Measure time to first public update, update cadence during long incidents, and subscriber satisfaction surveys after major events. Vanity uptime percentages without narrative context are obsolete. Track how quickly your team transitions from detection to public acknowledgment, how frequently updates flow during extended outages, and how customers rate the clarity and usefulness of your communication after each significant incident resolution.
Benchmark your incident communication metrics against industry peers and your own historical performance. Set quarterly targets for reducing time to first update and increasing post-incident satisfaction scores. Share these metrics internally with leadership so that status page quality receives the same executive attention as product uptime. When communication speed and clarity become organizational KPIs, the entire incident response culture shifts toward transparency.
Ownership of the status page should sit with a dedicated reliability or platform team, not rotate informally among on-call engineers. A named owner ensures consistent editorial voice, timely component updates, and accountability for subscriber experience.
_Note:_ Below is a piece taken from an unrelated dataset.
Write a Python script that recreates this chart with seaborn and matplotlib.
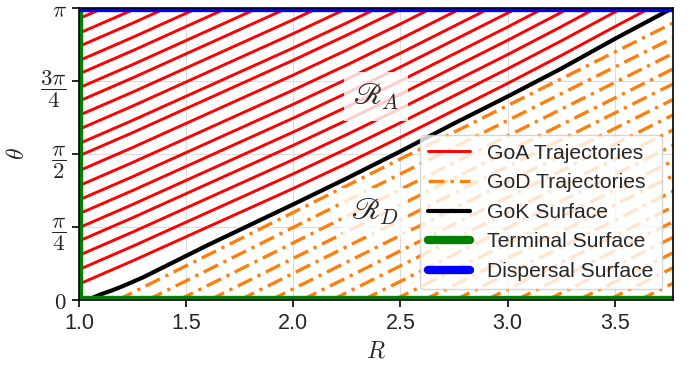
import numpy as np
import pandas as pd
import matplotlib
matplotlib.use("Agg")
import matplotlib.pyplot as plt
import seaborn as sns
from matplotlib.lines import Line2D

# ---------------- data ----------------
# GoK surface (black curve)
gok_R = [1.03, 1.06, 1.10, 1.15, 1.20, 1.30, 1.40, 1.50, 1.60, 1.75, 2.00, 2.25,
         2.50, 2.75, 3.00, 3.25, 3.50, 3.77]
gok_theta = [0.0, 0.02, 0.06, 0.10, 0.145, 0.245, 0.36, 0.475, 0.59, 0.755, 1.03, 1.31,
             1.60, 1.90, 2.19, 2.49, 2.81, 3.1416]

# GoA trajectories: starting angle on R = 1 and common shape (rise of theta vs R)
goa_start_theta = [0.171, 0.328, 0.481, 0.635, 0.778, 0.928, 1.077, 1.230, 1.391, 1.551,
                   1.683, 1.837, 1.987, 2.140, 2.283, 2.433, 2.576, 2.729, 2.871, 3.028]
goa_shape_R = [1.0, 1.25, 1.5, 1.75, 2.0, 2.25, 2.5, 2.75, 3.0, 3.25, 3.5, 3.77]
goa_shape_rise = [0.0, 0.25, 0.51, 0.77, 1.03, 1.30, 1.58, 1.87, 2.16, 2.46, 2.77, 3.10]

# GoD trajectories: starting radius on theta = 0 and common shape
god_start_R = [1.18, 1.32, 1.465, 1.61, 1.75, 1.895, 2.04, 2.18, 2.325, 2.47, 2.61,
               2.755, 2.90, 3.04, 3.185, 3.33, 3.47, 3.615, 3.76]
god_shape_dR = [0.0, 0.5, 1.0, 1.5, 2.0, 2.5, 3.0]
god_shape_rise = [0.0, 0.575, 1.15, 1.725, 2.30, 2.875, 3.45]

R_max = 3.77
x_ticks = [1.0, 1.5, 2.0, 2.5, 3.0, 3.5]
y_ticks = [0, np.pi / 4, np.pi / 2, 3 * np.pi / 4, np.pi]
y_ticklabels = [r"$0$", r"$\dfrac{\pi}{4}$", r"$\dfrac{\pi}{2}$", r"$\dfrac{3\pi}{4}$", r"$\pi$"]
legend_labels = ["GoA Trajectories", "GoD Trajectories", "GoK Surface",
                 "Terminal Surface", "Dispersal Surface"]

# ---------------- build tables ----------------
red_rows = []
for i, t0 in enumerate(goa_start_theta):
    for r, d in zip(goa_shape_R, goa_shape_rise):
        red_rows.append({"line": i, "R": r, "theta": t0 + d})
df_red = pd.DataFrame(red_rows)

org_rows = []
for i, r0 in enumerate(god_start_R):
    for dr, d in zip(god_shape_dR, god_shape_rise):
        org_rows.append({"line": i, "R": r0 + dr, "theta": d})
df_org = pd.DataFrame(org_rows)

df_gok = pd.DataFrame({"R": gok_R, "theta": gok_theta})

# ---------------- style ----------------
sns.set_style("whitegrid", {"grid.color": "#dcdcdc", "axes.edgecolor": "black"})
plt.rcParams["font.family"] = ["Liberation Sans", "DejaVu Sans"]
plt.rcParams["mathtext.fontset"] = "cm"

fig = plt.figure(figsize=(6.89, 3.66), dpi=100)
ax = fig.add_axes([0.1147, 0.1803, 0.9763 - 0.1147, 0.978 - 0.1803])

RED = "#ff0000"
ORANGE = "#ff7f0e"
GREEN = "#008000"
BLUE = "#0000ff"
dashdot = (0, (4.8, 1.8, 1.0, 1.8))

sns.lineplot(data=df_red, x="R", y="theta", units="line", estimator=None, sort=False,
             color=RED, lw=2.1, ax=ax, legend=False)
sns.lineplot(data=df_org, x="R", y="theta", units="line", estimator=None, sort=False,
             color=ORANGE, lw=2.4, ax=ax, legend=False, linestyle=dashdot)
sns.lineplot(data=df_gok, x="R", y="theta", sort=False, estimator=None,
             color="black", lw=3.0, ax=ax, legend=False)

# terminal surface (R = 1 and theta = 0) and dispersal surface (theta = pi)
df_term_v = pd.DataFrame({"R": [1.0, 1.0], "theta": [0.0, np.pi]})
df_term_h = pd.DataFrame({"R": [1.0, R_max], "theta": [0.0, 0.0]})
df_disp = pd.DataFrame({"R": [1.0, R_max], "theta": [np.pi, np.pi]})
for d, c in [(df_term_v, GREEN), (df_term_h, GREEN), (df_disp, BLUE)]:
    sns.lineplot(data=d, x="R", y="theta", sort=False, estimator=None,
                 color=c, lw=6.0, ax=ax, legend=False)

ax.set_xlim(1.0, R_max)
ax.set_ylim(0, np.pi)
ax.set_xticks(x_ticks)
ax.set_xticklabels([f"{v:.1f}" for v in x_ticks])
ax.set_yticks(y_ticks)
ax.set_yticklabels(y_ticklabels)
ax.tick_params(axis="x", which="major", labelsize=15.5, length=5, width=1.2,
               color="black", direction="out", bottom=True, pad=4)
ax.tick_params(axis="y", which="major", labelsize=16.5, length=5, width=1.2,
               color="black", direction="out", left=True, pad=4)
ax.set_xlabel(r"$R$", fontsize=17, labelpad=5)
ax.set_ylabel(r"$\theta$", fontsize=17, labelpad=8)
for s in ax.spines.values():
    s.set_color("black")
    s.set_linewidth(1.2)

bbox = dict(boxstyle="square,pad=0.3", fc="white", ec="none", alpha=0.8)
ax.text(2.385, 2.19, r"$\mathscr{R}_A$", fontsize=22, ha="center", va="center", bbox=bbox)
ax.text(2.381, 0.947, r"$\mathscr{R}_D$", fontsize=22, ha="center", va="center", bbox=bbox)

handles = [
    Line2D([], [], color=RED, lw=2.1),
    Line2D([], [], color=ORANGE, lw=2.4, linestyle=dashdot),
    Line2D([], [], color="black", lw=3.0),
    Line2D([], [], color=GREEN, lw=6.0),
    Line2D([], [], color=BLUE, lw=6.0),
]
leg = ax.legend(handles, legend_labels, loc="lower right", fontsize=15.2,
                framealpha=0.8, edgecolor="#cccccc", fancybox=True)

fig.savefig("out.png", dpi=100)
This owner partners with communications, legal, and customer success to define tone guidelines, approval workflows for sensitive incidents, and escalation paths when customer impact crosses predefined thresholds.
A status page that earns trust is never finished. Review its taxonomy when products evolve, audit notification channels when subscriber behavior shifts, and revisit severity definitions when customer expectations change. Treat the status page as a living product with its own roadmap, feedback loop, and continuous improvement cycle. Organizations that do this consistently turn operational transparency into a durable competitive advantage that outlasts any single feature release.